Depuis les années 2000, l’histoire et la mémoire liées à l’ère coloniale ne cessent de bousculer une actualité française marquée par la diffusion des idées d’extrême-droite et le contexte politique a été marqué récemment par l’adoption d’une loi sur l’immigration dont l’idéologie héritée de l’ère coloniale constitue le soubassement.
Le 16 février 2024, au siège de la Ligue des droits de l’Homme (LDH), l’association Histoire coloniale et postcoloniale a organisé à l’occasion de la présentation de son nouveau site une table ronde en partenariat avec Mediapart. Sont intervenus Nathalie Tehio, qui représentait la direction de la LDH, Edwy Plenel, cofondateur de Mediapart, Aïssata Seck, directrice de la Fondation pour la mémoire de l’esclavage (FME), Michèle Riot-Sarcey, historienne et cofondatrice du Comité pour la vigilance face aux usages publics de l’histoire (CVUH) ainsi que Fabrice Riceputi et Alain Ruscio, historiens et membres de l’équipe de notre site.
Après une présentation de l’histoire du site histoirecoloniale.net – accompagnée d’une intervention filmée de l’éditeur François Gèze, qui en avait été un acteur essentiel, disparu en août 2023 – et de sa nouvelle formule, ils ont échangé sur la nécessité d’apporter des connaissances sur l’histoire coloniale et les différentes formes de racisme et de discriminations qui en sont des héritages.
On notait notamment la présence de Christian Travers de l’Association des anciens appelés en Algérie et leurs amis contre la guerre (4ACG), Claude Pennetier du dictionnaire en ligne le Maitron, Roland Laffitte de la Société des études saint-simoniennes, Samia Messaoudi de l’association Au nom de la Mémoire, Sarah Benilman de Mazal Podcast, Dominique Sopo de SOS Racisme, Jacques Venuleth et Corinne Coloneaux du Mrap, Jean-Philippe Ould Aoudia de l’Association Max Marchand, Mouloud Feraoun et leurs compagnons, Christian Mahieux de l’Union syndicale Solidaires, Farid Yaker du Forum France-Algérie, ainsi que des représentantes de l’association Le Maghreb des films.
Nous en présentons ci-dessous de premiers échos, à travers des extraits des interventions de Michèle Riot-Sarcey, Aïssata Seck, Alain Ruscio et Edwy Plenel.
Michèle Riot-Sarcey, historienne.
« Le drame actuel c’est l’oubli.
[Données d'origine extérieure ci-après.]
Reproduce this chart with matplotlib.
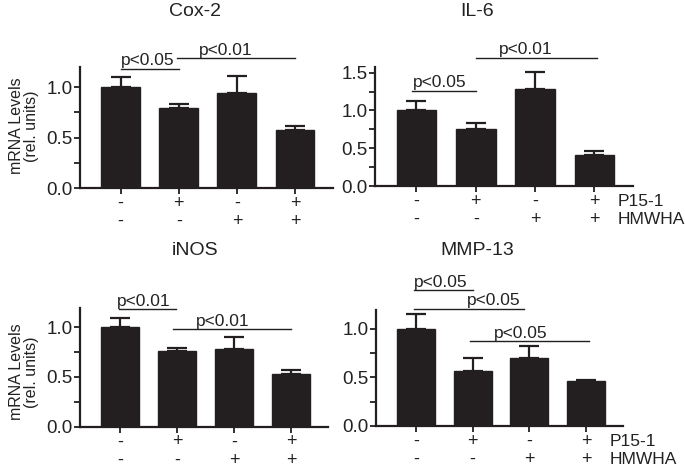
import numpy as np
import matplotlib
matplotlib.use("Agg")
import matplotlib.pyplot as plt
from matplotlib.ticker import MultipleLocator, FuncFormatter

plt.rcParams['font.family'] = ['Liberation Sans', 'DejaVu Sans']

# data
genes = ["Cox-2", "IL-6", "iNOS", "MMP-13"]
p15_row = ["-", "+", "-", "+"]
hmwha_row = ["-", "-", "+", "+"]

cox2_mean = [1.00, 0.79, 0.94, 0.58]
cox2_err = [0.10, 0.04, 0.17, 0.04]
il6_mean = [1.00, 0.755, 1.29, 0.41]
il6_err = [0.13, 0.085, 0.22, 0.05]
inos_mean = [1.00, 0.76, 0.78, 0.53]
inos_err = [0.095, 0.03, 0.12, 0.04]
mmp13_mean = [1.00, 0.567, 0.70, 0.464]
mmp13_err = [0.155, 0.133, 0.12, 0.011]

# significance bars: (x1, x2, y, label, label_x)
cox2_sig = [(0, 1, 1.185, "p<0.05", 0.47), (0.97, 3, 1.29, "p<0.01", 1.80)]
il6_sig = [(-0.07, 1, 1.26, "p<0.05", 0.39), (1, 3.05, 1.70, "p<0.01", 1.85)]
inos_sig = [(-0.02, 0.98, 1.18, "p<0.01", 0.42), (0.93, 3.0, 0.98, "p<0.01", 1.80)]
mmp13_sig = [(-0.03, 1.0, 1.40, "p<0.05", 0.435), (-0.03, 1.91, 1.21, "p<0.05", 1.38),
             (0.95, 3.05, 0.876, "p<0.05", 1.85)]

panels = [
    # gene, mean, err, sig, axes rect, ylim, show row names
    (genes[0], cox2_mean, cox2_err, cox2_sig, [0.1168, 0.5974, 0.369, 0.259], 1.2, False),
    (genes[1], il6_mean, il6_err, il6_sig, [0.5474, 0.6017, 0.3766, 0.2556], 1.58, True),
    (genes[2], inos_mean, inos_err, inos_sig, [0.1168, 0.0863, 0.362, 0.2535], 1.19, False),
    (genes[3], mmp13_mean, mmp13_err, mmp13_sig, [0.549, 0.0878, 0.3606, 0.2484], 1.195, True),
]
title_pos = [(195, 11), (477, 11), (195, 250), (477, 250)]

bar_color = "#231f20"
txt_color = "#222222"
W, H = 685, 467

fig = plt.figure(figsize=(6.85, 4.67), dpi=100)

for k, (name, mean, err, sig, rect, ytop, show_names) in enumerate(panels):
    ax = fig.add_axes(rect)
    x = np.arange(len(mean))
    ax.bar(x, mean, width=0.67, color=bar_color, edgecolor=bar_color, linewidth=1, zorder=2)
    ax.errorbar(x, mean, yerr=[np.zeros(len(err)), err], fmt="none", ecolor=bar_color,
                elinewidth=1.6, capsize=7, capthick=1.6, zorder=1)
    ax.set_xlim(-0.7, 3.65)
    ax.set_ylim(0, ytop)
    for s in ["top", "right"]:
        ax.spines[s].set_visible(False)
    for s in ["left", "bottom"]:
        ax.spines[s].set_linewidth(1.6)
        ax.spines[s].set_color(bar_color)
    ax.yaxis.set_major_locator(MultipleLocator(0.5))
    ax.yaxis.set_minor_locator(MultipleLocator(0.25))
    ax.yaxis.set_major_formatter(FuncFormatter(lambda v, p: "%.1f" % v))
    ax.tick_params(axis="y", which="both", length=4, width=1.3, labelsize=13.5, pad=1.5,
                   color=bar_color, labelcolor=txt_color)
    ax.set_xticks(x)
    ax.set_xticklabels([])
    ax.tick_params(axis="x", length=4.5, width=1.3, color=bar_color)

    for i in x:
        ax.annotate(p15_row[i], xy=(i, 0), xycoords=("data", "axes fraction"),
                    xytext=(0, -11), textcoords="offset points", ha="center", va="center",
                    fontsize=13, color=txt_color, annotation_clip=False)
        ax.annotate(hmwha_row[i], xy=(i, 0), xycoords=("data", "axes fraction"),
                    xytext=(0, -24), textcoords="offset points", ha="center", va="center",
                    fontsize=13, color=txt_color, annotation_clip=False)
    if show_names:
        ax.annotate("P15-1", xy=(3, 0), xycoords=("data", "axes fraction"),
                    xytext=(17, -11), textcoords="offset points", ha="left", va="center",
                    fontsize=12.5, color=txt_color, annotation_clip=False)
        ax.annotate("HMWHA", xy=(3, 0), xycoords=("data", "axes fraction"),
                    xytext=(17, -24), textcoords="offset points", ha="left", va="center",
                    fontsize=12.5, color=txt_color, annotation_clip=False)

    for x1, x2, yy, lab, lx in sig:
        ax.plot([x1, x2], [yy, yy], color=bar_color, linewidth=1.0, clip_on=False)
        ax.annotate(lab, xy=(lx, yy), xytext=(0, 0.3), textcoords="offset points",
                    ha="center", va="bottom", fontsize=12.5, color=txt_color,
                    annotation_clip=False)

    tx, ty = title_pos[k]
    fig.text(tx / W, 1 - ty / H, name, ha="center", va="center", fontsize=14, color=txt_color)

fig.text(24 / W, 1 - 126 / H, "mRNA Levels\n(rel. units)", rotation=90, ha="center",
         va="center", fontsize=11.5, color=txt_color, linespacing=1.0)
fig.text(24 / W, 1 - 372 / H, "mRNA Levels\n(rel. units)", rotation=90, ha="center",
         va="center", fontsize=11.5, color=txt_color, linespacing=1.0)

fig.savefig("out.png", dpi=100)
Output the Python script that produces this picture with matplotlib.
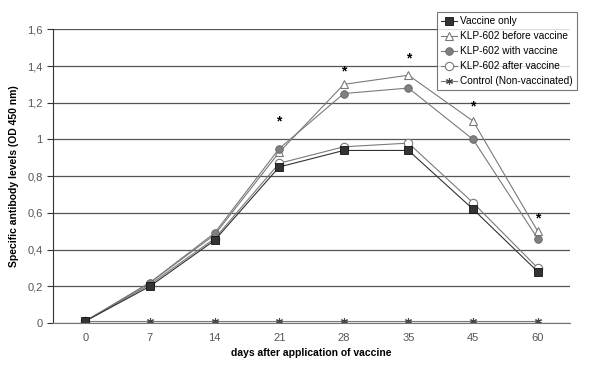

L’amnésie a contribué à l’oubli, il a été construit. Il est impossible de se projeter dans un avenir si on oublie le passé. »
Aïssata Seck, directrice de la Fondation pour la mémoire de l’esclavage.
« Moi, petite fille de tirailleur sénégalais, j’ai appris très tard, trop tard, l’histoire de la colonisation. Il faut offrir à un public large les éléments pour comprendre cette histoire. L’actualité nous rappelle chaque jour qu’il est essentiel de la restituer. »
Alain Ruscio, historien.
« Notre rôle est de lutter contre l’oubli et contre les idées fausses qui paraissent évidentes, le “bon sens” dirait Emmanuel Macron. Par exemple, on ne parle jamais de l’origine de la crise à Mayotte. La partition des Comores est le résultat d’une politique coloniale où la France à choisi ses “bons colonisés”. »
Edwy Plenel, Journaliste cofondateur de Médiapart.
« La persistance de l’idéologie coloniale n’est pas une fatalité. Au Portugal, la révolution des œillets. Une armée coloniale a renversé une dictature. C’est l’inverse de la catastrophe française du regain des idées coloniales à partir des années 1970. La question coloniale nous déplace. »
Un problème technique ne nous a pas permis de publier l’intervention initiale d’Edwy Plenel ni celle de Fabrice Riceputi, en visio depuis Besançon. Nous nous en excusons.